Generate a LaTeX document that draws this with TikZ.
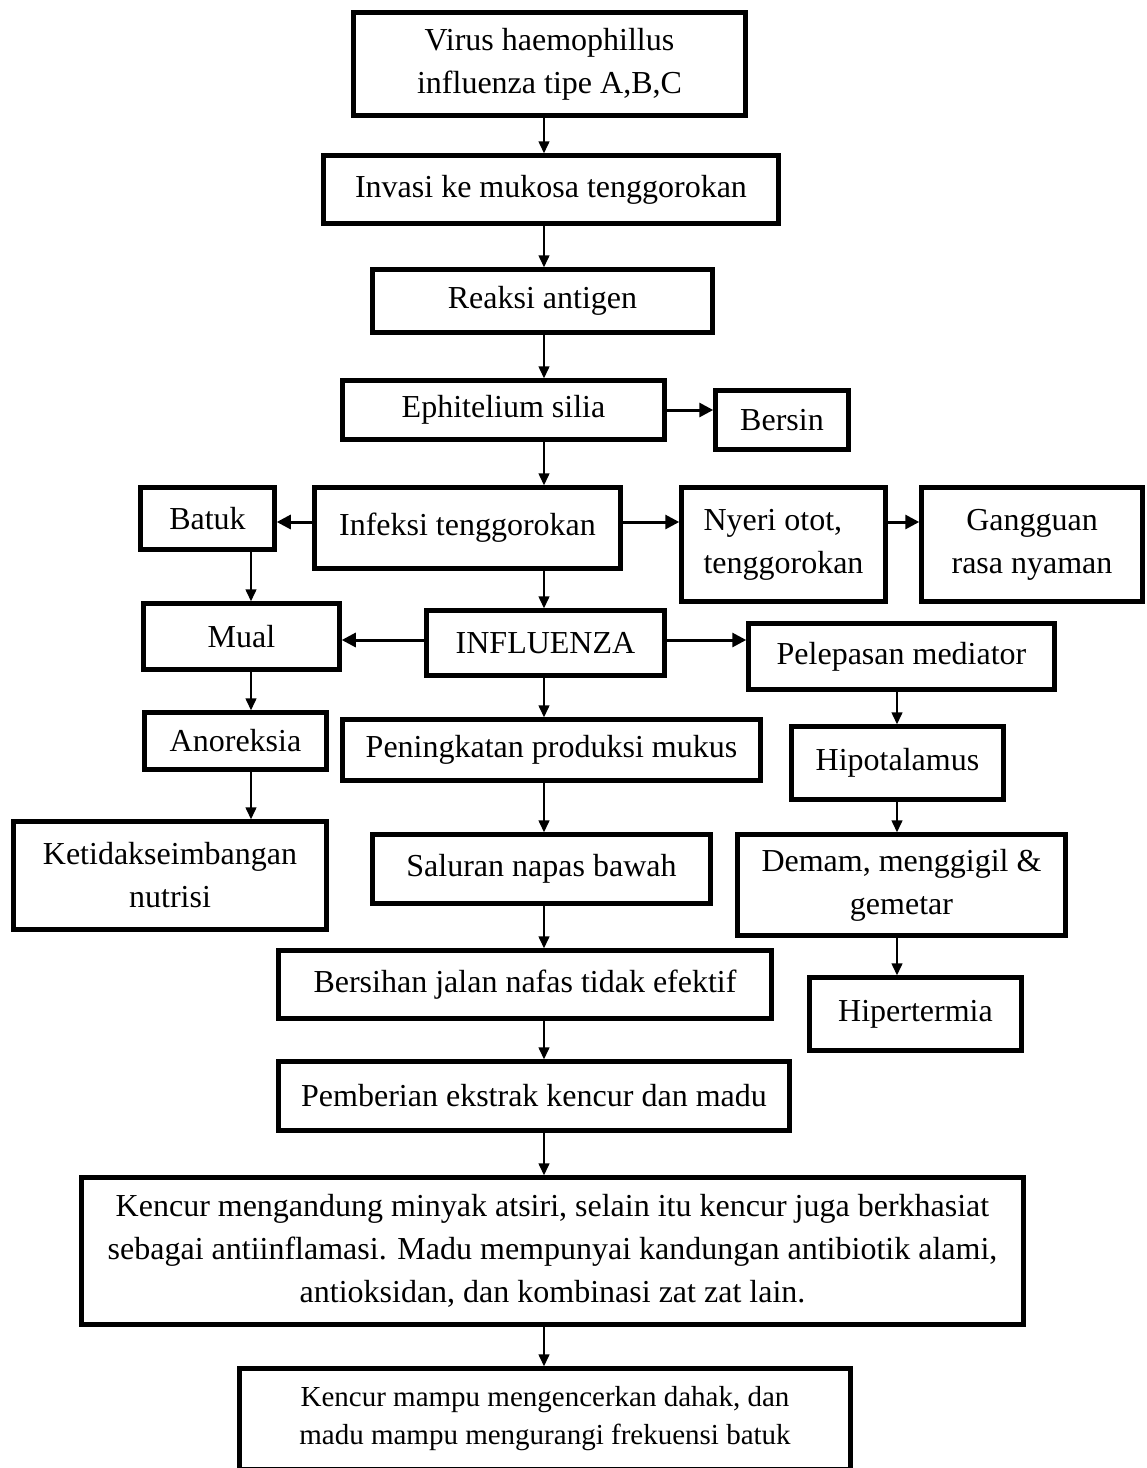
\documentclass[tikz,border=0pt]{standalone}
\usepackage{fontspec}
\setmainfont{Liberation Serif}
\usetikzlibrary{arrows.meta}
\usetikzlibrary{calc}

\begin{document}
\begin{tikzpicture}[x=1pt, y=-1pt,
  box/.style={draw, line width=4.5pt, inner sep=0pt, align=center,
    font=\fontsize{32}{43}\selectfont},
  arr/.style={line width=1.5pt, -{Triangle[length=12pt, width=11pt]}},
  harr/.style={line width=3pt, -{Triangle[length=14pt, width=14pt]}}]
\useasboundingbox (0,0) rectangle (1147,1468);
% kolom tengah
\node[box, minimum width=392pt, minimum height=103pt] (virus) at (549.5,64) {Virus haemophillus\\influenza tipe A,B,C};
\node[box, minimum width=455pt, minimum height=68pt] (invasi) at (551,189.5) {Invasi ke mukosa tenggorokan};
\node[box, minimum width=340pt, minimum height=63pt] (reaksi) at (542.5,301) {Reaksi antigen};
\node[box, minimum width=322pt, minimum height=59pt] (ephit) at (503.5,410) {Ephitelium silia};
\node[box, minimum width=133pt, minimum height=59pt] (bersin) at (782,420) {Bersin};
\node[box, minimum width=306pt, minimum height=81pt] (infeksi) at (467.5,528) {Infeksi tenggorokan};
\node[box, minimum width=238pt, minimum height=65pt] (influenza) at (545.5,643) {INFLUENZA};
\node[box, minimum width=418pt, minimum height=61pt] (peningkatan) at (551.5,750) {Peningkatan produksi mukus};
\node[box, minimum width=338pt, minimum height=69pt] (saluran) at (541.5,869) {Saluran napas bawah};
\node[box, minimum width=493pt, minimum height=68pt] (bersihan) at (525,984.5) {Bersihan jalan nafas tidak efektif};
\node[box, minimum width=511pt, minimum height=69pt] (pemberian) at (534,1096) {Pemberian ekstrak kencur dan madu};
\node[box, minimum width=942pt, minimum height=147pt] (kencur) at (552.5,1251) {Kencur mengandung minyak atsiri, selain itu kencur juga berkhasiat\\sebagai antiinflamasi. Madu mempunyai kandungan antibiotik alami,\\antioksidan, dan kombinasi zat zat lain.};
\node[box, minimum width=611pt, minimum height=101pt, font=\fontsize{29}{38}\selectfont] (hasil) at (545,1419) {Kencur mampu mengencerkan dahak, dan\\madu mampu mengurangi frekuensi batuk};
% kolom kiri
\node[box, minimum width=134pt, minimum height=62pt] (batuk) at (207.5,518.5) {Batuk};
\node[box, minimum width=196pt, minimum height=66pt] (mual) at (241.5,636.5) {Mual};
\node[box, minimum width=182pt, minimum height=57pt] (anoreksia) at (235.5,741) {Anoreksia};
\node[box, minimum width=313pt, minimum height=108pt] (nutrisi) at (170,875.5) {Ketidakseimbangan\\nutrisi};
% kolom kanan
\node[box, minimum width=204pt, minimum height=114pt, align=left] (nyeri) at (783.5,544.5) {Nyeri otot,\\tenggorokan};
\node[box, minimum width=221pt, minimum height=114pt] (nyaman) at (1032,544.5) {Gangguan\\rasa nyaman};
\node[box, minimum width=306pt, minimum height=66pt] (mediator) at (901.5,656.5) {Pelepasan mediator};
\node[box, minimum width=212pt, minimum height=73pt] (hipotalamus) at (897.5,763) {Hipotalamus};
\node[box, minimum width=328pt, minimum height=101pt] (demam) at (901.5,885) {Demam, menggigil \&\\gemetar};
\node[box, minimum width=212pt, minimum height=73pt] (hipertermia) at (915.5,1014) {Hipertermia};

\coordinate (spine) at (544,0);
\coordinate (kiri) at (251,0);
\coordinate (kanan) at (897,0);
\coordinate (rowa) at (0,522);
\coordinate (rowb) at (0,640);

\draw[arr] (virus.south -| spine) -- (invasi.north -| spine);
\draw[arr] (invasi.south -| spine) -- (reaksi.north -| spine);
\draw[arr] (reaksi.south -| spine) -- (ephit.north -| spine);
\draw[arr] (ephit.south -| spine) -- (infeksi.north -| spine);
\draw[arr] (infeksi.south -| spine) -- (influenza.north -| spine);
\draw[arr] (influenza.south -| spine) -- (peningkatan.north -| spine);
\draw[arr] (peningkatan.south -| spine) -- (saluran.north -| spine);
\draw[arr] (saluran.south -| spine) -- (bersihan.north -| spine);
\draw[arr] (bersihan.south -| spine) -- (pemberian.north -| spine);
\draw[arr] (pemberian.south -| spine) -- (kencur.north -| spine);
\draw[arr] (kencur.south -| spine) -- (hasil.north -| spine);

\draw[arr] (batuk.south -| kiri) -- (mual.north -| kiri);
\draw[arr] (mual.south -| kiri) -- (anoreksia.north -| kiri);
\draw[arr] (anoreksia.south -| kiri) -- (nutrisi.north -| kiri);

\draw[arr] (mediator.south -| kanan) -- (hipotalamus.north -| kanan);
\draw[arr] (hipotalamus.south -| kanan) -- (demam.north -| kanan);
\draw[arr] (demam.south -| kanan) -- (hipertermia.north -| kanan);

\draw[harr] (ephit.east) -- (bersin.west |- ephit.east);
\draw[harr] (infeksi.west |- rowa) -- (batuk.east |- rowa);
\draw[harr] (infeksi.east |- rowa) -- (nyeri.west |- rowa);
\draw[harr] (nyeri.east |- rowa) -- (nyaman.west |- rowa);
\draw[harr] (influenza.west |- rowb) -- (mual.east |- rowb);
\draw[harr] (influenza.east |- rowb) -- (mediator.west |- rowb);
\end{tikzpicture}
\end{document}
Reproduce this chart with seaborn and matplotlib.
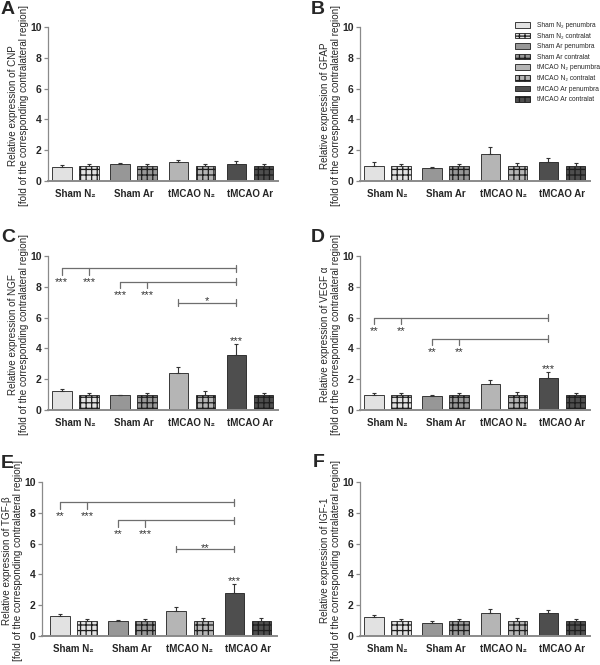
import numpy as np
import pandas as pd
import matplotlib
matplotlib.use("Agg")
import matplotlib.pyplot as plt
import seaborn as sns
from matplotlib.patches import Patch

# categories
groups = ["Sham N₂", "Sham Ar", "tMCAO N₂", "tMCAO Ar"]
regions = ["penumbra", "contralat"]
genes = ["CNP", "GFAP", "NGF", "VEGF α", "TGF-β", "IGF-1"]
letters = ["A", "B", "C", "D", "E", "F"]
legend_labels = ["Sham N₂ penumbra", "Sham N₂ contralat", "Sham Ar penumbra", "Sham Ar contralat",
                 "tMCAO N₂ penumbra", "tMCAO N₂ contralat", "tMCAO Ar penumbra", "tMCAO Ar contralat"]

# mean and SEM, penumbra and contralateral, per group
cnp_pen = [0.88, 1.08, 1.21, 1.08]
cnp_pen_sem = [0.13, 0.11, 0.17, 0.19]
cnp_con = [1.0, 1.0, 1.0, 1.0]
cnp_con_sem = [0.12, 0.1, 0.11, 0.12]

gfap_pen = [1.0, 0.87, 1.76, 1.22]
gfap_pen_sem = [0.25, 0.06, 0.44, 0.26]
gfap_con = [1.0, 1.0, 1.0, 1.0]
gfap_con_sem = [0.11, 0.12, 0.2, 0.15]

ngf_pen = [1.26, 0.96, 2.38, 3.57]
ngf_pen_sem = [0.12, 0.04, 0.39, 0.71]
ngf_con = [1.0, 1.0, 1.0, 1.0]
ngf_con_sem = [0.1, 0.1, 0.22, 0.12]

vegf_pen = [1.0, 0.92, 1.68, 2.08]
vegf_pen_sem = [0.12, 0.07, 0.29, 0.38]
vegf_con = [1.0, 1.0, 1.0, 1.0]
vegf_con_sem = [0.1, 0.1, 0.15, 0.12]

tgf_pen = [1.3, 0.96, 1.62, 2.78]
tgf_pen_sem = [0.14, 0.08, 0.26, 0.58]
tgf_con = [1.0, 1.0, 1.0, 1.0]
tgf_con_sem = [0.1, 0.1, 0.15, 0.15]

igf_pen = [1.26, 0.87, 1.5, 1.47]
igf_pen_sem = [0.12, 0.08, 0.24, 0.2]
igf_con = [1.0, 1.0, 1.0, 1.0]
igf_con_sem = [0.1, 0.12, 0.15, 0.12]

# significance: (left bar, middle bar, right bar, level, left stars, middle stars)
# bars numbered 0..7 = Sham N2 pen, Sham N2 con, Sham Ar pen, ...
ngf_brackets = [(0, 1, 6, 9.2, "***", "***"), (2, 3, 6, 8.33, "***", "***")]
ngf_pairs = [(4, 6, 6.97, "*")]
vegf_brackets = [(0, 1, 6, 6.0, "**", "**"), (2, 3, 6, 4.62, "**", "**")]
tgf_brackets = [(0, 1, 6, 8.68, "**", "***"), (2, 3, 6, 7.51, "**", "***")]
tgf_pairs = [(4, 6, 5.65, "**")]

group_colors = ["#e2e2e2", "#979797", "#b5b5b5", "#4e4e4e"]

sns.set_style("ticks")
plt.rcParams["font.family"] = ["Liberation Sans", "DejaVu Sans"]
plt.rcParams["hatch.linewidth"] = 0.9

W, H = 600, 665
fig = plt.figure(figsize=(W / 100, H / 100), dpi=100)

axis_grey = "#8a8a8a"
line_grey = "#6e6e6e"
star_kw = dict(ha="center", fontsize=8, color="#333333")


def draw_panel(rect, xlim, pen, pen_sem, con, con_sem, gene, letter, letter_xy,
               brackets=(), pairs=(), top_star=None):
    ax = fig.add_axes(rect)
    df = pd.DataFrame({
        "group": groups * 2,
        "region": [regions[0]] * 4 + [regions[1]] * 4,
        "value": list(pen) + list(con),
    })
    sns.barplot(data=df, x="group", y="value", hue="region", order=groups,
                hue_order=regions, width=0.93, gap=0.28, errorbar=None,
                legend=False, ax=ax, linewidth=0.6, edgecolor="#2a2a2a")
    bars = sorted(ax.patches, key=lambda p: p.get_x())
    centers = []
    for k, bar in enumerate(bars):
        g, r = divmod(k, 2)
        bar.set_facecolor(group_colors[g])
        bar.set_edgecolor("#1e1e1e")
        if r == 1:
            bar.set_hatch("+++")
        centers.append(bar.get_x() + bar.get_width() / 2)
    centers = np.array(centers)

    means = np.ravel(np.column_stack([pen, con]))
    sems = np.ravel(np.column_stack([pen_sem, con_sem]))
    ax.errorbar(centers, means, yerr=[np.zeros_like(sems), sems], fmt="none",
                ecolor="#333333", elinewidth=0.8, capsize=1.2, capthick=0.8)

    for left, mid, right, lev, s_left, s_mid in brackets:
        ax.plot([centers[left], centers[right]], [lev, lev], color=line_grey, lw=0.9)
        ax.plot([centers[left]] * 2, [lev, lev - 0.42], color=line_grey, lw=0.9)
        ax.plot([centers[mid]] * 2, [lev, lev - 0.42], color=line_grey, lw=0.9)
        ax.plot([centers[right]] * 2, [lev - 0.22, lev + 0.22], color=line_grey, lw=0.9)
        ax.text(centers[left], lev - 0.55, s_left, va="top", **star_kw)
        ax.text(centers[mid], lev - 0.55, s_mid, va="top", **star_kw)
    for left, right, lev, s in pairs:
        ax.plot([centers[left], centers[right]], [lev, lev], color=line_grey, lw=0.9)
        for c in (left, right):
            ax.plot([centers[c]] * 2, [lev - 0.22, lev + 0.22], color=line_grey, lw=0.9)
        ax.text((centers[left] + centers[right]) / 2, lev - 0.25, s, va="bottom", **star_kw)
    if top_star:
        ax.text(centers[6], means[6] + sems[6] - 0.1, top_star, va="bottom", **star_kw)

    ax.set_xlim(*xlim)
    ax.set_ylim(0, 10)
    ax.set_yticks(np.arange(0, 11, 2))
    ax.set_xlabel("")
    ax.set_ylabel(f"Relative expression of {gene}\n[fold of the corresponding contralateral region]",
                  fontsize=7.1, linespacing=1.1)
    ax.yaxis.set_label_coords(-19 / (rect[2] * W), 0.49)
    sns.despine(ax=ax)
    ax.spines["left"].set_color(axis_grey)
    ax.spines["left"].set_linewidth(0.9)
    ax.spines["bottom"].set_color(axis_grey)
    ax.spines["bottom"].set_linewidth(1.4)
    ax.tick_params(axis="y", length=3, width=0.9, color=axis_grey, pad=1.5)
    ax.tick_params(axis="x", length=0, pad=6)
    for t in ax.get_yticklabels():
        t.set_fontweight("bold")
        t.set_fontsize(7.5)
    for t in ax.get_xticklabels():
        t.set_fontweight("bold")
        t.set_fontsize(7)
    fig.text(letter_xy[0] / W, 1 - letter_xy[1] / H, letter, fontsize=14,
             fontweight="bold", ha="left", va="top")
    return ax


xl = (-0.47, 3.48)
draw_panel([0.08, 0.7278, 0.3833, 0.2316], xl, cnp_pen, cnp_pen_sem, cnp_con, cnp_con_sem,
           genes[0], letters[0], (1, 1.5))
draw_panel([0.60, 0.7278, 0.3833, 0.2316], xl, gfap_pen, gfap_pen_sem, gfap_con, gfap_con_sem,
           genes[1], letters[1], (311, 1.5))
draw_panel([0.08, 0.3835, 0.3833, 0.2316], xl, ngf_pen, ngf_pen_sem, ngf_con, ngf_con_sem,
           genes[2], letters[2], (1, 228.5), ngf_brackets, ngf_pairs, "***")
draw_panel([0.60, 0.3835, 0.3833, 0.2316], xl, vegf_pen, vegf_pen_sem, vegf_con, vegf_con_sem,
           genes[3], letters[3], (311, 229.5), vegf_brackets, (), "***")
draw_panel([0.07, 0.0436, 0.3917, 0.2316], (-0.54, 3.5), tgf_pen, tgf_pen_sem, tgf_con, tgf_con_sem,
           genes[4], letters[4], (1, 454.5), tgf_brackets, tgf_pairs, "***")
draw_panel([0.60, 0.0436, 0.3833, 0.2316], xl, igf_pen, igf_pen_sem, igf_con, igf_con_sem,
           genes[5], letters[5], (313, 454))

handles = []
for k, lab in enumerate(legend_labels):
    g, r = divmod(k, 2)
    handles.append(Patch(facecolor=group_colors[g], edgecolor="#1e1e1e", linewidth=0.6,
                         hatch="+++" if r else None, label=lab))
fig.legend(handles=handles, loc="upper left", bbox_to_anchor=(515 / W, 1 - 22 / H), frameon=False,
           fontsize=4.8, handlelength=2.25, handleheight=0.9, handletextpad=1.05,
           labelspacing=0.53, borderpad=0, borderaxespad=0)

fig.savefig("out.png", dpi=100)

********************

# [Description of the task]
Everything from the line with "Reproduce this chart" down to the line with "from matplotlib.patches import Patch" in the data above should be copied exactly, with both end lines kept and the pictures left out.

# [Final result]
Reproduce this chart with seaborn and matplotlib.
import numpy as np
import pandas as pd
import matplotlib
matplotlib.use("Agg")
import matplotlib.pyplot as plt
import seaborn as sns
from matplotlib.patches import Patch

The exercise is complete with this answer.